Common English songwriting questions answered
Do I need perfect grammar to write songs in English
No. You need clarity. Songs often bend grammar to sound like speech. However, avoid errors that distract like incorrect verb forms that confuse time. Use grammar when it serves the meaning and throw it out when it gets in the way of emotion.
How do I write a catchy chorus with limited English
Keep language simple. Use a repeating phrase that is easy to say. Use a single emotional promise and repeat it. The melody is a partner. If the phrase is short and sung on a comfortable vowel it will be memorable.
Should I sing in my accent
Yes.

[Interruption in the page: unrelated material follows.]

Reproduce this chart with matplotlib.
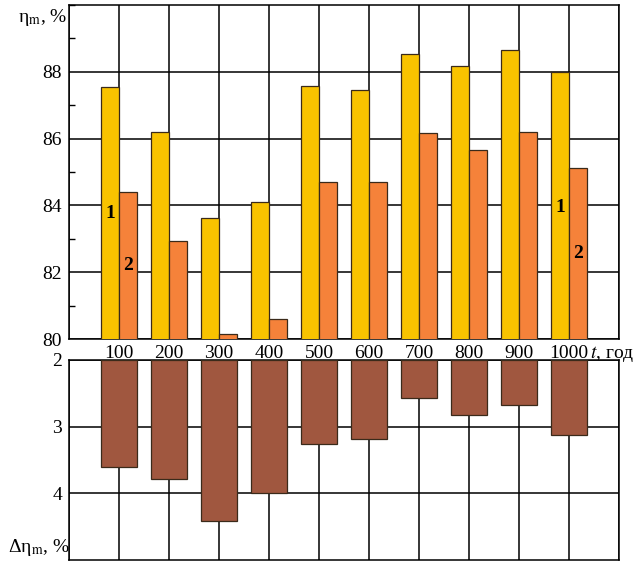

Your accent is part of your identity. Listeners respond to authenticity. If a particular sound makes singing high notes hard, change the melody not your accent. That keeps the voice real and the performance strong.
How do I avoid sounding cheesy in English
Choose specific images over empty phrases. Avoid trite lines unless you plan to subvert them. If you write I love you say something that proves it like I still know the creases in your jacket where you hide your lucky coin.
Action plan you can use today
- Write one sentence that states the emotional promise in plain English. Turn it into a short title.
- Pick a structure and map sections on a single page with time targets.
- Play a two chord loop. Do a vowel pass for melody. Mark the best two gestures.
- Place the title on the strongest gesture. Build a chorus around that line with simple language.
- Draft verse one with one object, one action, and a time crumb. Use the object action drill.
- Record a basic demo and ask three non musicians which line they remember most.
- Revise only to increase clarity and memory. Stop when the song says the thing it promised.